Last fall, after the earlier proposal to turn it into a movie studio that would have received state tax credits began falling apart, a group from Los Angeles called SHM Partners/Fifty-Fifty Entertainment approached Walker city officials to express interest in acquiring Unit 5 for development into a movie production center with a studio and office space.

Calls to SHM executive Steve Smith have not been returned. However, John C. Buchanan told the Business Journal that Smith and his partners “really had a big interest in it but apparently they could not get financing they needed to buy it.”

“I hear rumblings that they are still interested in trying to do something – they’d like to have it,” said Buchanan. “But that deal we had in discussions last fall has not materialized. So right now, those negotiations and discussions are really not going forward, until they can” obtain financing.

Walker City Manager Cathy Vander Meulen said she last had contact several weeks ago with Global X, a tax credit financing consulting firm that has represented SHM Partners/Fifty-Fifty Entertainment. She was unable to reach Global X last week.
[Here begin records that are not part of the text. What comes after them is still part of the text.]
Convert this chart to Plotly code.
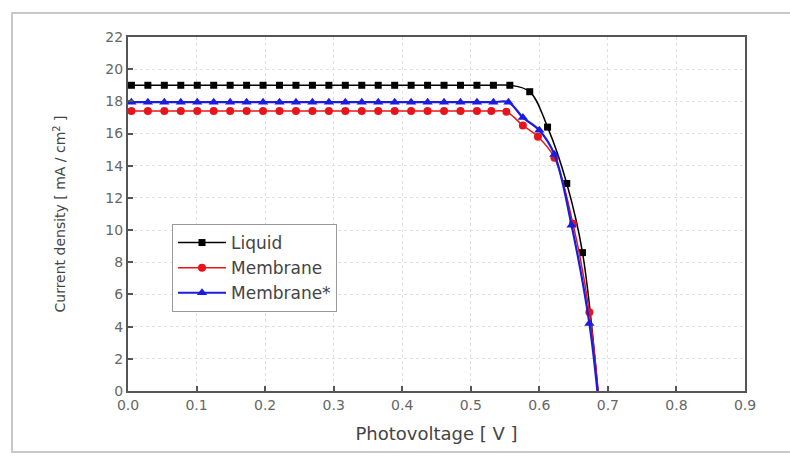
import plotly.graph_objects as go

# ---- data ----
liquid_v = [0.005, 0.029, 0.053, 0.077, 0.101, 0.125, 0.149, 0.173, 0.197, 0.221,
            0.245, 0.269, 0.293, 0.317, 0.341, 0.365, 0.389, 0.413, 0.437, 0.461,
            0.485, 0.509, 0.533, 0.557, 0.586, 0.612, 0.640, 0.663, 0.688]
liquid_j = [19.0, 19.0, 19.0, 19.0, 19.0, 19.0, 19.0, 19.0, 19.0, 19.0,
            19.0, 19.0, 19.0, 19.0, 19.0, 19.0, 19.0, 19.0, 19.0, 19.0,
            19.0, 19.0, 19.0, 19.0, 18.6, 16.4, 12.9, 8.6, -1.2]

memb_v = [0.005, 0.029, 0.053, 0.077, 0.101, 0.125, 0.149, 0.173, 0.197, 0.221,
          0.245, 0.269, 0.293, 0.317, 0.341, 0.365, 0.389, 0.413, 0.437, 0.461,
          0.485, 0.509, 0.530, 0.552, 0.576, 0.598, 0.622, 0.649, 0.673, 0.688]
memb_j = [17.4, 17.4, 17.4, 17.4, 17.4, 17.4, 17.4, 17.4, 17.4, 17.4,
          17.4, 17.4, 17.4, 17.4, 17.4, 17.4, 17.4, 17.4, 17.4, 17.4,
          17.4, 17.4, 17.4, 17.35, 16.5, 15.8, 14.5, 10.4, 4.9, -1.0]

membs_v = [0.005, 0.029, 0.053, 0.077, 0.101, 0.125, 0.149, 0.173, 0.197, 0.221,
           0.245, 0.269, 0.293, 0.317, 0.341, 0.365, 0.389, 0.413, 0.437, 0.461,
           0.485, 0.509, 0.533, 0.555, 0.576, 0.600, 0.622, 0.647, 0.673, 0.687]
membs_j = [17.95, 17.95, 17.95, 17.95, 17.95, 17.95, 17.95, 17.95, 17.95, 17.95,
           17.95, 17.95, 17.95, 17.95, 17.95, 17.95, 17.95, 17.95, 17.95, 17.95,
           17.95, 17.95, 17.95, 17.95, 17.0, 16.2, 14.7, 10.3, 4.2, -1.0]

x_ticks = [0.0, 0.1, 0.2, 0.3, 0.4, 0.5, 0.6, 0.7, 0.8, 0.9]
y_ticks = [0, 2, 4, 6, 8, 10, 12, 14, 16, 18, 20, 22]

series = [
    ("Liquid", liquid_v, liquid_j, "#000000", "square", 7, 1.5),
    ("Membrane", memb_v, memb_j, "#e8141b", "circle", 8, 1.5),
    ("Membrane*", membs_v, membs_j, "#1c1ce0", "triangle-up", 9, 2.2),
]

FONT = "DejaVu Sans, Verdana, sans-serif"

fig = go.Figure()
for name, xv, yv, col, sym, ms, lw in series:
    fig.add_trace(go.Scatter(
        x=xv, y=yv, name=name, mode="lines+markers",
        line=dict(color=col, width=lw, shape="spline", smoothing=1.0),
        marker=dict(symbol=sym, size=ms, color=col),
        cliponaxis=True,
    ))

axis_common = dict(
    showline=True, linecolor="#555555", linewidth=2, mirror=True,
    ticks="inside", ticklen=5, tickwidth=1.5, tickcolor="#555555",
    showgrid=True, gridcolor="#e0e0e0", griddash="dot", gridwidth=1,
    zeroline=False,
    tickfont=dict(family=FONT, size=14, color="#666666"),
)

fig.update_xaxes(
    range=[0, 0.9], tickvals=x_ticks, tickformat=".1f",
    title=dict(text="Photovoltage [ V ]", standoff=16,
               font=dict(family=FONT, size=18, color="#444444")),
    **axis_common,
)
fig.update_yaxes(
    range=[0, 22], tickvals=y_ticks,
    title=dict(text="Current density [ mA / cm<sup>2</sup> ]", standoff=36,
               font=dict(family=FONT, size=14, color="#444444")),
    **axis_common,
)

fig.update_layout(
    width=790, height=457,
    margin=dict(l=128, r=45, t=37, b=66),
    paper_bgcolor="white", plot_bgcolor="white",
    showlegend=True,
    legend=dict(
        x=(172 - 128) / 617, y=(391 - 224) / 354, xanchor="left", yanchor="top",
        bgcolor="white", bordercolor="#999999", borderwidth=1,
        font=dict(family=FONT, size=17, color="#444444"),
        itemwidth=48, tracegroupgap=0,
    ),
    shapes=[
        dict(type="rect", xref="paper", yref="paper",
             x0=(12 - 128) / 617, x1=(800 - 128) / 617,
             y0=(391 - 452) / 354, y1=(391 - 13) / 354,
             line=dict(color="#c8c8c8", width=2), layer="below"),
    ],
)

fig.write_html("out.html")
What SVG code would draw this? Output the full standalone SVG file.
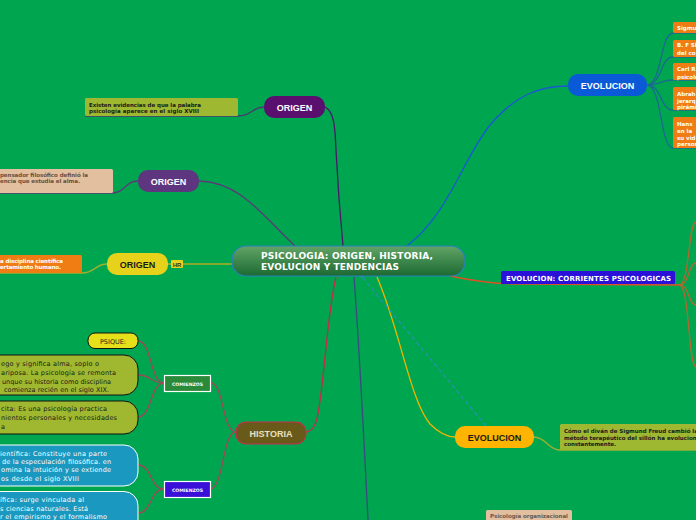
<svg xmlns="http://www.w3.org/2000/svg" width="696" height="520" viewBox="0 0 696 520">
<style>
.lbl{font-family:"Liberation Sans",Arial,sans-serif;font-weight:bold;font-size:9px;text-anchor:middle}
.sm{font-family:"DejaVu Sans",Verdana,sans-serif;font-weight:bold;font-size:5.5px}
.rg{font-family:"DejaVu Sans",Verdana,sans-serif;font-size:6.5px}
.con{fill:none;stroke-width:1.3}
</style>
<defs>
<linearGradient id="cg" x1="0" y1="0" x2="0" y2="1">
<stop offset="0" stop-color="#62a466"/>
<stop offset="1" stop-color="#1b6a32"/>
</linearGradient>
<marker id="arr" markerWidth="8" markerHeight="8" refX="1" refY="4" orient="auto" markerUnits="userSpaceOnUse">
<path d="M7,1 L1,4 L7,7" fill="none" stroke="#2a90b0" stroke-width="1"/>
</marker>
</defs>
<rect width="696" height="520" fill="#00a550"/>

<g id="connectors">
<path class="con" stroke="#4a1868" stroke-width="1.5" d="M325,107 C335,112 335,130 336,150 C338,190 341,225 343,246"/>
<path class="con" stroke="#4a3a70" d="M264,107 C252,107 252,116 238,116 L85,116"/>
<path class="con" stroke="#5a3a78" stroke-width="1.5" d="M199,181 C240,182 262,215 295,246"/>
<path class="con" stroke="#5a3a78" d="M138,181 C125,181 125,193 112,193 L0,193"/>
<path class="con" stroke="#b0b020" d="M168,264 L232,264"/>
<path class="con" stroke="#a0b030" d="M107,264 C95,264 95,273 82,273 L0,273"/>
<path class="con" stroke="#1a5ad0" stroke-width="1.5" d="M407,246 C450,212 462,160 490,125 C515,95 540,86 568,86"/>
<path class="con" stroke="#1a6a90" d="M647,85 C662,85 660,33 673,33 L696,33"/>
<path class="con" stroke="#1a6a90" d="M647,85 C662,85 660,57 673,57 L696,57"/>
<path class="con" stroke="#1a6a90" d="M647,85 C662,85 660,80 673,80 L696,80"/>
<path class="con" stroke="#1a6a90" d="M647,85 C662,85 660,110 673,110 L696,110"/>
<path class="con" stroke="#1a6a90" d="M647,85 C662,85 660,148 673,148 L696,148"/>
<path class="con" stroke="#c8284a" stroke-width="1.5" d="M336,277 C330,300 326,350 322,385 C318,420 316,432 305,432"/>
<path class="con" stroke="#a04858" d="M236,432 C222,432 224,383 211,383"/>
<path class="con" stroke="#a04858" d="M236,432 C222,432 224,489 210,489"/>
<path class="con" stroke="#a04858" d="M164,383 C150,383 152,341 138,341"/>
<path class="con" stroke="#a04858" d="M164,383 C150,383 152,375 138,375"/>
<path class="con" stroke="#a04858" d="M164,383 C150,383 152,417 138,417"/>
<path class="con" stroke="#a04858" d="M164,489 C150,489 152,465 138,465"/>
<path class="con" stroke="#a04858" d="M164,489 C150,489 152,513 138,513"/>
<path class="con" stroke="#3a4a80" stroke-width="1.5" d="M354,277 C358,330 362,400 368,520"/>
<path class="con" stroke="#f0b400" stroke-width="1.5" d="M377,277 C400,330 410,400 430,424 C440,434 448,437 455,437"/>
<path class="con" stroke="#a0b030" d="M534,437 C546,437 548,450 560,450 L696,450"/>
<path class="con" stroke="#2a90b0" stroke-dasharray="4,3" d="M486,426 L363,278" marker-end="url(#arr)"/>
<path class="con" stroke="#e05028" d="M450,276 C478,282 500,284 520,284 L679,285"/>
<path class="con" stroke="#b06830" d="M679,285 C690,285 688,222 696,222"/>
<path class="con" stroke="#b06830" d="M679,285 C690,285 688,263 696,263"/>
<path class="con" stroke="#b06830" d="M679,285 C690,285 688,305 696,305"/>
<path class="con" stroke="#b06830" d="M679,285 C690,285 688,367 696,367"/>
</g>

<g id="center">
<rect x="232" y="246" width="233" height="30" rx="14" fill="url(#cg)" stroke="#2a80c0" stroke-width="1.2"/>
<text x="261" y="259" font-family="DejaVu Sans,Verdana,sans-serif" font-weight="bold" font-size="9" fill="#fff" textLength="172">PSICOLOGIA: ORIGEN, HISTORIA,</text>
<text x="261" y="270" font-family="DejaVu Sans,Verdana,sans-serif" font-weight="bold" font-size="9" fill="#fff" textLength="138">EVOLUCION Y TENDENCIAS</text>
</g>

<g id="origen1">
<rect x="264" y="96" width="61" height="22" rx="10" fill="#5a0f6e"/>
<text class="lbl" x="294.5" y="110.5" fill="#fff">ORIGEN</text>
</g>
<g id="origen1-note">
<rect x="85" y="98" width="153" height="18" rx="1.5" fill="#9fb832"/>
<text class="sm" x="89" y="106.5" fill="#1a1a1a" textLength="112">Existen evidencias de que la palabra</text>
<text class="sm" x="89" y="112.5" fill="#1a1a1a" textLength="110">psicologia aparece en el siglo XVIII</text>
</g>

<g id="origen2">
<rect x="138" y="170" width="61" height="22" rx="10" fill="#5e3680"/>
<text class="lbl" x="168.5" y="184.5" fill="#fff">ORIGEN</text>
</g>
<g id="origen2-note">
<rect x="-4" y="169" width="117" height="24" rx="1.5" fill="#e2bf9f"/>
<text class="sm" x="0" y="177" fill="#6a5040" textLength="88">pensador filosófico definió la</text>
<text class="sm" x="0" y="183" fill="#6a5040" textLength="80">encia que estudia el alma.</text>
</g>

<g id="origen3">
<rect x="107" y="253" width="61" height="22" rx="10" fill="#e6d21a"/>
<text class="lbl" x="137.5" y="267.5" fill="#1a1a1a">ORIGEN</text>
<rect x="171" y="260" width="12" height="8" rx="1" fill="#e6d21a"/>
<text x="177" y="266.5" font-family="Liberation Sans,Arial,sans-serif" font-weight="bold" font-size="6" text-anchor="middle" fill="#333">HR</text>
</g>
<g id="origen3-note">
<rect x="-4" y="255" width="86" height="18" rx="1.5" fill="#f07c14"/>
<text class="sm" x="0" y="263" fill="#fff" textLength="63">a disciplina científica</text>
<text class="sm" x="0" y="269" fill="#fff" textLength="61">ertamiento humano.</text>
</g>

<g id="evolucion1">
<rect x="568" y="74" width="79" height="22" rx="10" fill="#0a5ad8"/>
<text class="lbl" x="607.5" y="88.5" fill="#fff">EVOLUCION</text>
</g>
<g id="evo-sigmund">
<rect x="673" y="22" width="30" height="11" rx="1.5" fill="#f07c14"/>
<text class="sm" x="677" y="30" fill="#fff">Sigmu</text>
</g>
<g id="evo-skinner">
<rect x="673" y="40" width="30" height="17" rx="1.5" fill="#f07c14"/>
<text class="sm" x="677" y="46.5" fill="#fff">B. F Sk</text>
<text class="sm" x="677" y="54.5" fill="#fff">del co</text>
</g>
<g id="evo-rogers">
<rect x="673" y="63" width="30" height="17" rx="1.5" fill="#f07c14"/>
<text class="sm" x="677" y="70.5" fill="#fff">Carl R</text>
<text class="sm" x="677" y="78.5" fill="#fff">psicolo</text>
</g>
<g id="evo-maslow">
<rect x="673" y="87" width="30" height="23" rx="1.5" fill="#f07c14"/>
<text class="sm" x="677" y="95.5" fill="#fff">Abrah</text>
<text class="sm" x="677" y="102.5" fill="#fff">jerarq</text>
<text class="sm" x="677" y="109" fill="#fff">pirámi</text>
</g>
<g id="evo-hans">
<rect x="673" y="117" width="30" height="31" rx="1.5" fill="#f07c14"/>
<text class="sm" x="677" y="126" fill="#fff">Hans</text>
<text class="sm" x="677" y="133" fill="#fff">en la</text>
<text class="sm" x="677" y="139.5" fill="#fff">su vid</text>
<text class="sm" x="677" y="146" fill="#fff">person</text>
</g>

<g id="corrientes">
<rect x="501" y="271" width="174" height="13" rx="1.5" fill="#2a10d8"/>
<text x="506" y="280.5" font-family="DejaVu Sans,Verdana,sans-serif" font-weight="bold" font-size="7" fill="#fff" textLength="165">EVOLUCION: CORRIENTES PSICOLOGICAS</text>
</g>

<g id="evolucion2">
<rect x="455" y="426" width="79" height="22" rx="10" fill="#ffb400"/>
<text class="lbl" x="494.5" y="441" fill="#1a1a1a" font-size="10">EVOLUCION</text>
</g>
<g id="evolucion2-note">
<rect x="560" y="424" width="140" height="26" rx="1.5" fill="#9fb832"/>
<text class="sm" x="564" y="433" fill="#1a1a1a">Cómo el diván de Sigmund Freud cambió la</text>
<text class="sm" x="564" y="439.5" fill="#1a1a1a">método terapéutico del sillón ha evolucion</text>
<text class="sm" x="564" y="446" fill="#1a1a1a" textLength="52">constantemente.</text>
</g>

<g id="historia">
<rect x="236" y="422" width="70" height="22" rx="10" fill="#6a5a1a" stroke="#c03050" stroke-width="1.2"/>
<text class="lbl" x="271" y="436.5" fill="#e8e0c0">HISTORIA</text>
</g>
<g id="comienzos1">
<rect x="164.5" y="375.5" width="46" height="16" fill="#2a8a3a" stroke="#fff" stroke-width="1.2"/>
<text x="187.5" y="385.5" font-family="DejaVu Sans,Verdana,sans-serif" font-weight="bold" font-size="4.6" text-anchor="middle" fill="#fff">COMIENZOS</text>
</g>
<g id="comienzos2">
<rect x="164.5" y="481.5" width="46" height="16" fill="#3a10d8" stroke="#fff" stroke-width="1.2"/>
<text x="187.5" y="491.5" font-family="DejaVu Sans,Verdana,sans-serif" font-weight="bold" font-size="4.6" text-anchor="middle" fill="#fff">COMIENZOS</text>
</g>
<g id="psique">
<rect x="88" y="333" width="50" height="15.5" rx="7" fill="#e6e01a" stroke="#111" stroke-width="1"/>
<text x="113" y="343.5" font-family="DejaVu Sans,Verdana,sans-serif" font-size="6.5" text-anchor="middle" fill="#1a1a1a">PSIQUE:</text>
</g>
<g id="psique-def">
<rect x="-20" y="355" width="158" height="40" rx="14" fill="#a0b830" stroke="#111" stroke-width="1"/>
<text class="rg" x="1" y="366" fill="#1a1a1a" textLength="98">ego y significa alma, soplo o</text>
<text class="rg" x="1" y="375" fill="#1a1a1a" textLength="115">ariposa. La psicología se remonta</text>
<text class="rg" x="2" y="383.5" fill="#1a1a1a" textLength="109">unque su historia como disciplina</text>
<text class="rg" x="4" y="392" fill="#1a1a1a" textLength="105">comienza recién en el siglo XIX.</text>
</g>
<g id="psique-implicita">
<rect x="-20" y="401" width="158" height="33" rx="14" fill="#a0b830" stroke="#111" stroke-width="1"/>
<text class="rg" x="1" y="410.5" fill="#1a1a1a" textLength="106">cita: Es una psicología practica</text>
<text class="rg" x="1" y="419.5" fill="#1a1a1a" textLength="116">nientos personales y necesidades</text>
<text class="rg" x="1" y="428.5" fill="#1a1a1a">a</text>
</g>
<g id="precientifica">
<rect x="-20" y="445" width="158" height="41" rx="14" fill="#1a98c0" stroke="#fff" stroke-width="1"/>
<text class="rg" x="0" y="455.5" fill="#fff" textLength="107">ientífica: Constituye una parte</text>
<text class="rg" x="2" y="463.5" fill="#fff" textLength="109">de la especulación filosófica. en</text>
<text class="rg" x="1" y="472" fill="#fff" textLength="110">omina la intuición y se extiende</text>
<text class="rg" x="1" y="480.5" fill="#fff" textLength="78">os desde el siglo XVIII</text>
</g>
<g id="cientifica">
<rect x="-20" y="491.5" width="158" height="45" rx="14" fill="#1a98c0" stroke="#fff" stroke-width="1"/>
<text class="rg" x="0" y="502" fill="#fff" textLength="84">ífica: surge vinculada al</text>
<text class="rg" x="0" y="510.5" fill="#fff" textLength="88">s ciencias naturales. Está</text>
<text class="rg" x="0" y="519" fill="#fff" textLength="107">r el empirismo y el formalismo</text>
</g>

<g id="psicologia-organizacional">
<rect x="486" y="510" width="86" height="16" rx="1.5" fill="#e2bf9f"/>
<text class="sm" x="490" y="517.5" fill="#6a5a50" textLength="78">Psicología organizacional</text>
</g>
</svg>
Walker Mayor Rob VerHeulen said he does not know if SHM/Fifty-Fifty Entertainment still has an interest in acquiring Unit 5. VerHeulen noted that when city officials met with Global X last fall, “part of their model was keyed on film industry credits” for investment in studio infrastructure.

“In the back of my head I was thinking, well, what happens if the film credits go away?” said VerHeulen.

Kingma told the Business Journal that actor Curtis “50 Cent” Jackson and producer Randall Emmett also had expressed an interest in Unit 5. The two launched a production company in Grand Rapids in 2009 called Cheetah Vision, which has filmed four movies in West Michigan.

Last week Gov. Snyder proposed an annual $25 million cap on the total amount of production tax credits for movie makers, while about $65 million in potential credits have accumulated over the last six months. But those are movie production incentives; it is not clear what the future impact might be on the movie studio infrastructure tax credit.

VerHeulen also mentioned the negative publicity that began coming out last summer from the Hangar42 proposal, in which it was allegedly going to be sold for $40 million to a former Steelcase executive who headed a group that was supposedly going to turn it into a movie studio. At $40 million, that would have qualified the developers for a $10 million transferrable tax credit.

Both Unit 4 and Unit 5 had been on the market previously for less than $10 million total. (Unit 4 was recently sold to Kentwood Packaging for slightly less than $2.5 million.) Two individuals involved with the Hangar42 deal have been indicted for allegedly attempting to defraud the state government on the film studio incentive.

VerHeulen said when he spoke to Global X representatives prior to November, he noted that “if nothing else, there would be some scrutiny on these things” as a result of the negative publicity, “and they said, ‘Well, obviously the package looks more attractive with film credits.’ But they said, ‘We think we can put it all together even if film credits are curtailed somewhat.’”

Kingma said the open factory part of Unit 5 is unusual in that the distance between the columns is 100 feet from east to west and 25 feet from north to south.

“You could do a lot of things in here,” said Kingma.

He said there are “lots” of buildings available in the area for use as warehouse space, but when the focus is put on heavy manufacturing facilities, “the choices get pretty slim.”

The property was sold by automotive parts maker Lear to Alpinist Endeavors in 2006, according to Kingma, at which point a creosoted-wood floor was removed and a heavy-duty concrete floor was installed. The space was then leased temporarily by Amstor in 2007.

A little over a year ago, a new wireless-controlled overhead lighting system was installed, which reportedly enhanced its intended use as the Hangar42 movie studio. Scenes from at least one action film were shot inside the vacant building in the past year.

The property is in a Renaissance Zone and will be free of most state taxes for about another 10 years.